• [Work to do]: Print exactly the lines from the first one down to the line containing "const series = cfg.series;", both ends included, with no pictures and nothing else.
^^^^
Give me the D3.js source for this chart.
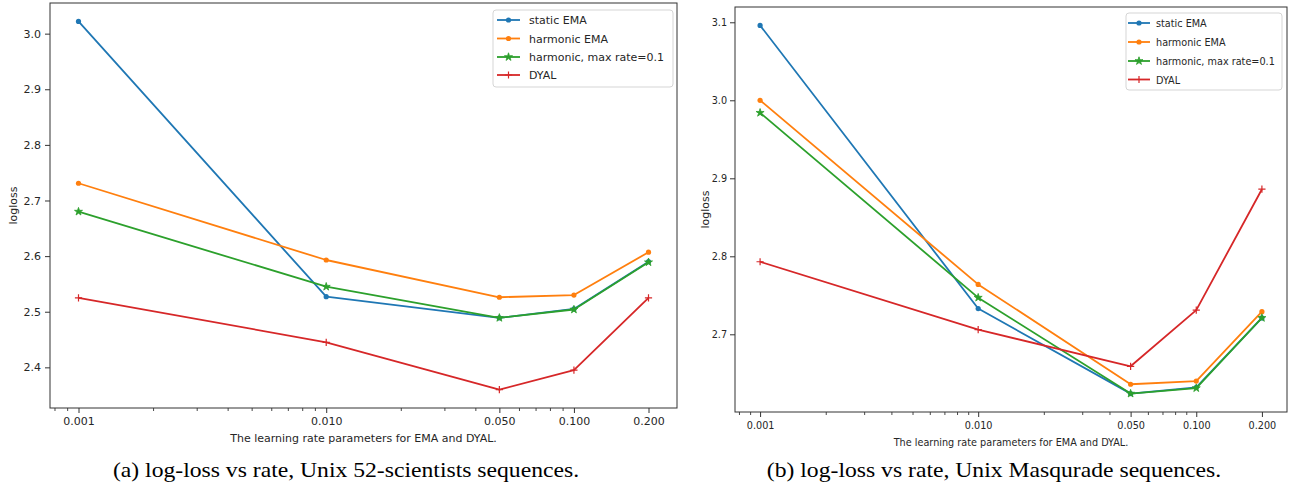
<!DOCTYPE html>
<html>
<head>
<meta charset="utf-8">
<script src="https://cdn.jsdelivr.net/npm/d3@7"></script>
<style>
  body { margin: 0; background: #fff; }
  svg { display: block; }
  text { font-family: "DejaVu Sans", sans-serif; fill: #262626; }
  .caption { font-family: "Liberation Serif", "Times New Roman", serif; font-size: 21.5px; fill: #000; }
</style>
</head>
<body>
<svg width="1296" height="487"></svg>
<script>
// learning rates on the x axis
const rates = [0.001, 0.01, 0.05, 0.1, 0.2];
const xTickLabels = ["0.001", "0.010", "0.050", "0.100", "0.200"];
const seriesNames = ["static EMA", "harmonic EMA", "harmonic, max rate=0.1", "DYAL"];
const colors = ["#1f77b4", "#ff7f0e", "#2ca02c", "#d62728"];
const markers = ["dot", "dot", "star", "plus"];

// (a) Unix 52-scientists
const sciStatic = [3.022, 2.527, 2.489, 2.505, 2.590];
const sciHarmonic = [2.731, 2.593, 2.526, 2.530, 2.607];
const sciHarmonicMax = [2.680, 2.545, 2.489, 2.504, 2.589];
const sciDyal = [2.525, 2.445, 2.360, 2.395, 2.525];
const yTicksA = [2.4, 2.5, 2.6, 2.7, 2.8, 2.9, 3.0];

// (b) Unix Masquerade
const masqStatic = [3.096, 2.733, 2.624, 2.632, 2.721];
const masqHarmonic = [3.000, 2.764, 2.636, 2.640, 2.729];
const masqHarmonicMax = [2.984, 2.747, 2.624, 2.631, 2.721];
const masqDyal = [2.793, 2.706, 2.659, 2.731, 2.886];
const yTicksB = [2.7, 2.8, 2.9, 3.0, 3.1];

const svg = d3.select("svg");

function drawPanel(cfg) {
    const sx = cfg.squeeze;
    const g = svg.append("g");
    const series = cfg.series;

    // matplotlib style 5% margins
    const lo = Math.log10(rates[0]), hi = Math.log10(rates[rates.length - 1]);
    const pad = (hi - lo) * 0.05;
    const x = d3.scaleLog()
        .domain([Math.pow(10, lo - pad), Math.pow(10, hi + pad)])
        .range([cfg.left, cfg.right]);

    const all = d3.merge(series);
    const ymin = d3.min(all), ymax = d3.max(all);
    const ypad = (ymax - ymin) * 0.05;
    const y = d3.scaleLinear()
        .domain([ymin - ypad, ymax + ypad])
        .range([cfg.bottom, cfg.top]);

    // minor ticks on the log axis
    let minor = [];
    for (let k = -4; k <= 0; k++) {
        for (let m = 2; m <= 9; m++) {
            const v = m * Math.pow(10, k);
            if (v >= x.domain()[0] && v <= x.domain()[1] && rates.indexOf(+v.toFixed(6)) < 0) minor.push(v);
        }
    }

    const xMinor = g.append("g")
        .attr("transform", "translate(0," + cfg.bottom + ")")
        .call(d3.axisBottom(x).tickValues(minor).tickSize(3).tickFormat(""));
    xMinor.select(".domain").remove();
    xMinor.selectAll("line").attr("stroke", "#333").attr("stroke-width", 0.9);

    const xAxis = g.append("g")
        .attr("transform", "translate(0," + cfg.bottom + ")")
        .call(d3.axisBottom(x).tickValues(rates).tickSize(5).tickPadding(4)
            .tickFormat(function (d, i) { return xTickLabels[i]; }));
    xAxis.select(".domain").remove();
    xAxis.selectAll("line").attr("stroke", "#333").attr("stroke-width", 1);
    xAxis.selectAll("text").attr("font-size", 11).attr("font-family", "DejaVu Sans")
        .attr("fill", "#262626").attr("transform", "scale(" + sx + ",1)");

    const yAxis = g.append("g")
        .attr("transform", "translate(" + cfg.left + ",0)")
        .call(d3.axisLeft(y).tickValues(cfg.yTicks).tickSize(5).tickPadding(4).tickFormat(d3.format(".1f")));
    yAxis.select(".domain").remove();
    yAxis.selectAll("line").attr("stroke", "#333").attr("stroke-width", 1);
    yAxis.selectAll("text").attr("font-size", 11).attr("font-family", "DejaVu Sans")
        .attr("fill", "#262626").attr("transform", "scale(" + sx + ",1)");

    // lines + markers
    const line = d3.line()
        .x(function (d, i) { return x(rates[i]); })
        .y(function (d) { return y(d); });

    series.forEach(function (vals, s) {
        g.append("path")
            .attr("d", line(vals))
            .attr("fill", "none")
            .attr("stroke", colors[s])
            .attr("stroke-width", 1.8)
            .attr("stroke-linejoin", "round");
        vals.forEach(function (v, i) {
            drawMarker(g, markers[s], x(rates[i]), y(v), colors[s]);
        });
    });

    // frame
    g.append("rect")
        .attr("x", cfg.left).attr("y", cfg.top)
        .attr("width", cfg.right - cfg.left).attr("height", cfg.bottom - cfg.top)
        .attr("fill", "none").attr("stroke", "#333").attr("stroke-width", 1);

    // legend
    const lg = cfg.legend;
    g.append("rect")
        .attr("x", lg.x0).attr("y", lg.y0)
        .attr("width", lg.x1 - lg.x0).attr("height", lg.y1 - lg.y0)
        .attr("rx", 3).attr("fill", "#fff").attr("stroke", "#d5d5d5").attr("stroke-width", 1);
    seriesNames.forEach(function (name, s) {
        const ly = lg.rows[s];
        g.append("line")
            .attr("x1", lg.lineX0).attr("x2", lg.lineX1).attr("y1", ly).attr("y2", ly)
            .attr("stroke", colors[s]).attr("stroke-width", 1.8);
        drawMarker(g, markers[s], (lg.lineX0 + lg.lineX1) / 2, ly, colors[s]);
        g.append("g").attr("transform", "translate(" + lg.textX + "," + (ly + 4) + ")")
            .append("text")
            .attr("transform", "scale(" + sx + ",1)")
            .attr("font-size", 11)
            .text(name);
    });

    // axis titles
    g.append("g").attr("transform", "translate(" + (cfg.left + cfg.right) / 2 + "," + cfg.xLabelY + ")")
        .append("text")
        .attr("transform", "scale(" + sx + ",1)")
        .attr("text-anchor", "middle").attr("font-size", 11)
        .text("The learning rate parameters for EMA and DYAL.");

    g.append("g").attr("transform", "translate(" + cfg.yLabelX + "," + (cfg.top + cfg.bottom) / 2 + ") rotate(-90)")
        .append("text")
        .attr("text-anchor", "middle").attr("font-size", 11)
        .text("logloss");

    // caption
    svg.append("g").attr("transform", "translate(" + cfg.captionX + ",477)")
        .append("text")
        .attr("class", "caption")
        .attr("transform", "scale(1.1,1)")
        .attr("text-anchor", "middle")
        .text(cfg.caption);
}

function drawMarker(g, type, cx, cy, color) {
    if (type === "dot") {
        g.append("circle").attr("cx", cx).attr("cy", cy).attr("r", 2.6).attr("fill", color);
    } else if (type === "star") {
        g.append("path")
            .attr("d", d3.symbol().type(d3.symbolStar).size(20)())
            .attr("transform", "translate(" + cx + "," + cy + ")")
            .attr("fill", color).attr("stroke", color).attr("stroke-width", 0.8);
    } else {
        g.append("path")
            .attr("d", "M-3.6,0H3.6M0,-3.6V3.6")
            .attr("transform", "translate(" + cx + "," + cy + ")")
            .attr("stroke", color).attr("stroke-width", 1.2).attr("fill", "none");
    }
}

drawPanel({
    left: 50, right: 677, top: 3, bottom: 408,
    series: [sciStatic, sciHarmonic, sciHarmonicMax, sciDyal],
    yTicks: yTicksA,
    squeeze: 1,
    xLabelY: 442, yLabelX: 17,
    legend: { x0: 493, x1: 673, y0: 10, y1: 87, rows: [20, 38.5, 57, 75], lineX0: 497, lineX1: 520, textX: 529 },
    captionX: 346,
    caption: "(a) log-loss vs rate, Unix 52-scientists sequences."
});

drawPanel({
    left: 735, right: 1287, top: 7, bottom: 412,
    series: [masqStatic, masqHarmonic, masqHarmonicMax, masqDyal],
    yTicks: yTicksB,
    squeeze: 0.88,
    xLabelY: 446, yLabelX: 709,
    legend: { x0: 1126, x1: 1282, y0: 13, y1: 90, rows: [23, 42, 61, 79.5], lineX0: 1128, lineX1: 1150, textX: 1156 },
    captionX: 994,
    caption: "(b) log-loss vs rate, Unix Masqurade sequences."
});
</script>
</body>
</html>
^^^^
• [Solution to this problem]:
Give me the D3.js source for this chart.
<!DOCTYPE html>
<html>
<head>
<meta charset="utf-8">
<script src="https://cdn.jsdelivr.net/npm/d3@7"></script>
<style>
  body { margin: 0; background: #fff; }
  svg { display: block; }
  text { font-family: "DejaVu Sans", sans-serif; fill: #262626; }
  .caption { font-family: "Liberation Serif", "Times New Roman", serif; font-size: 21.5px; fill: #000; }
</style>
</head>
<body>
<svg width="1296" height="487"></svg>
<script>
// learning rates on the x axis
const rates = [0.001, 0.01, 0.05, 0.1, 0.2];
const xTickLabels = ["0.001", "0.010", "0.050", "0.100", "0.200"];
const seriesNames = ["static EMA", "harmonic EMA", "harmonic, max rate=0.1", "DYAL"];
const colors = ["#1f77b4", "#ff7f0e", "#2ca02c", "#d62728"];
const markers = ["dot", "dot", "star", "plus"];

// (a) Unix 52-scientists
const sciStatic = [3.022, 2.527, 2.489, 2.505, 2.590];
const sciHarmonic = [2.731, 2.593, 2.526, 2.530, 2.607];
const sciHarmonicMax = [2.680, 2.545, 2.489, 2.504, 2.589];
const sciDyal = [2.525, 2.445, 2.360, 2.395, 2.525];
const yTicksA = [2.4, 2.5, 2.6, 2.7, 2.8, 2.9, 3.0];

// (b) Unix Masquerade
const masqStatic = [3.096, 2.733, 2.624, 2.632, 2.721];
const masqHarmonic = [3.000, 2.764, 2.636, 2.640, 2.729];
const masqHarmonicMax = [2.984, 2.747, 2.624, 2.631, 2.721];
const masqDyal = [2.793, 2.706, 2.659, 2.731, 2.886];
const yTicksB = [2.7, 2.8, 2.9, 3.0, 3.1];

const svg = d3.select("svg");

function drawPanel(cfg) {
    const sx = cfg.squeeze;
    const g = svg.append("g");
    const series = cfg.series;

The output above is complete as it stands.